I then went to Physics class. My teacher was a genius who wrote books on physics, but English wasn't his first language and he tried to lighten the situation and make jokes. I don't blame him. No one knew what to do in this situation.
Then he tried to teach and we didn't let him. We asked him to turn on the TV. The news had a live camera on the smoking World Trade Center when the second plane hit live.
I remember feeling complete confusion about what was happening. I think it's a little bit like what the beginning of a war might feel like, where you don't know what will happen next.
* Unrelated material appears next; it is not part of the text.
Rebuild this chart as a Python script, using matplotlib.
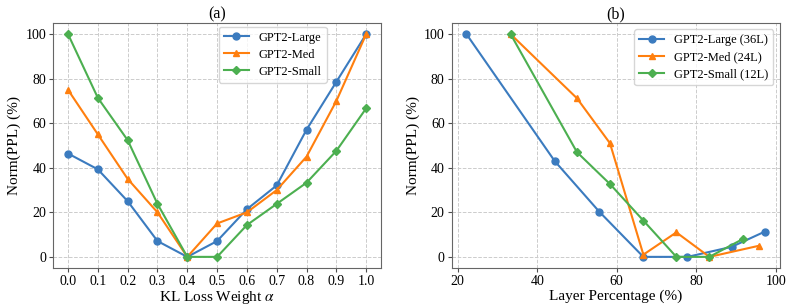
import matplotlib.pyplot as plt

plt.rcParams["font.family"] = ["Liberation Serif", "DejaVu Serif"]
plt.rcParams["mathtext.fontset"] = "stix"

# panel (a): KL loss weight sweep
alpha = [0.0, 0.1, 0.2, 0.3, 0.4, 0.5, 0.6, 0.7, 0.8, 0.9, 1.0]
large_a = [46.4, 39.3, 25.0, 7.1, 0.0, 7.1, 21.4, 32.1, 57.1, 78.6, 100.0]
med_a = [75.0, 55.0, 35.0, 20.0, 0.0, 15.0, 20.0, 30.0, 45.0, 70.0, 100.0]
small_a = [100.0, 71.4, 52.4, 23.8, 0.0, 0.0, 14.3, 23.8, 33.3, 47.6, 66.7]

# panel (b): layer percentage
large_x = [22.2, 44.4, 55.6, 66.7, 77.8, 88.9, 97.2]
large_b = [100.0, 43.0, 20.3, 0.0, 0.0, 4.5, 11.3]
med_x = [33.3, 50.0, 58.3, 66.7, 75.0, 83.3, 95.8]
med_b = [100.0, 71.2, 51.0, 1.0, 11.0, 0.0, 5.0]
small_x = [33.3, 50.0, 58.3, 66.7, 75.0, 83.3, 91.7]
small_b = [100.0, 47.0, 32.7, 16.3, 0.0, 0.0, 8.0]

BLUE = "#3b7bbf"
ORANGE = "#ff7f0e"
GREEN = "#4caf50"


def style_axes(ax):
    ax.grid(True, linestyle="--", color="0.8", linewidth=0.7)
    ax.set_axisbelow(True)
    for s in ax.spines.values():
        s.set_color("0.4")
    ax.tick_params(labelsize=10, color="0.3", length=3, pad=2)
    ax.set_ylabel("Norm(PPL) (%)", fontsize=11, labelpad=3)
    ax.set_yticks([0, 20, 40, 60, 80, 100])


fig, (ax1, ax2) = plt.subplots(1, 2, figsize=(7.93, 3.07), dpi=100)
fig.subplots_adjust(left=0.067, right=0.983, top=0.925, bottom=0.127, wspace=0.215)

ax1.plot(alpha, large_a, marker="o", ms=5, lw=1.5, color=BLUE, label="GPT2-Large")
ax1.plot(alpha, med_a, marker="^", ms=5, lw=1.5, color=ORANGE, label="GPT2-Med")
ax1.plot(alpha, small_a, marker="D", ms=4.5, lw=1.5, color=GREEN, label="GPT2-Small")
ax1.set_xticks(alpha)
ax1.set_xlabel(r"KL Loss Weight $\alpha$", fontsize=11, labelpad=1)
ax1.set_title("(a)", fontsize=11.5, pad=3)
style_axes(ax1)
ax1.legend(loc="upper right", bbox_to_anchor=(0.835, 0.985), borderaxespad=0,
           fontsize=9, handlelength=2.0, labelspacing=0.4)

ax2.plot(large_x, large_b, marker="o", ms=5, lw=1.5, color=BLUE, label="GPT2-Large (36L)")
ax2.plot(med_x, med_b, marker="^", ms=5, lw=1.5, color=ORANGE, label="GPT2-Med (24L)")
ax2.plot(small_x, small_b, marker="D", ms=4.5, lw=1.5, color=GREEN, label="GPT2-Small (12L)")
ax2.set_xticks([20, 40, 60, 80, 100])
ax2.set_xlabel("Layer Percentage (%)", fontsize=11, labelpad=1)
ax2.set_title("(b)", fontsize=11.5, pad=3)
style_axes(ax2)
ax2.legend(loc="upper right", fontsize=9, handlelength=2.0, labelspacing=0.4)

fig.savefig("out.png", dpi=100)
The school's administration (we later learned) had been in constant contact with the city Chancellor's office and held off on evacuating us because of safety concerns. But when the second tower was struck, and first building collapsed, that decision changed quickly.
We were ushered out of the building slowly so that panic wouldn't set in. As we went out through the back doors of the school and into the sunlight things became more hectic. We crossed east, and prepared to walk north. We knew we were supposed to go left but we couldn't help looking to the right. As I reached that juncture I saw the second tower crumbling and a large smoke cloud making its way towards our direction.
One of the guys who worked with disabled children was also our coach for weight lifting. He was standing there yelling that we should, "Go North!"
And we did.
I jogged. Some people ran. I remember that girls were crying and a lot of people kept looking back, as if things might be different. Or maybe just to confirm that they were safe from the smoke cloud.
My friend, Brian, who was on the football team, yelled at a photographer who was taking pictures. The person calmly told him that it was his job. At that moment I never would have thought that I would end up going into journalism and that I would look at this exchange through a completely different prism years later.
At some point the people I was with turned into a group. A lot of them were on the football team. The father of my teammate, Spencer, met up with us and he bought us food (after the adrenaline wore off I remember being really hungry). We went to Spencer's house. As I looked around I saw a lot of familiar faces. And I'll never forget that there was one random student with us. No one really knew who he was but no one said anything. We ate and we turned on the TV.
Every single channel was showing the towers collapsing over and over again. We had no interest in watching on tape what we had already seen live. We decided to play video games. It's a memory that sticks with me. We turned on the Super Nintendo and played NBA Jam.
Phone lines were in disarray, as much of the city was, but eventually I got to speak with my parents. My mom seemed a little worried, we had a short chat and then I spoke with my dad. He seemed completely nonchalant.
"Are you ok? Ok, good. We'll see you later," he said.
At first I was a little confused by this but then I realized his demeanor (whether forced or natural) was actually calming. It said that everything would be ok. Everything would be fine.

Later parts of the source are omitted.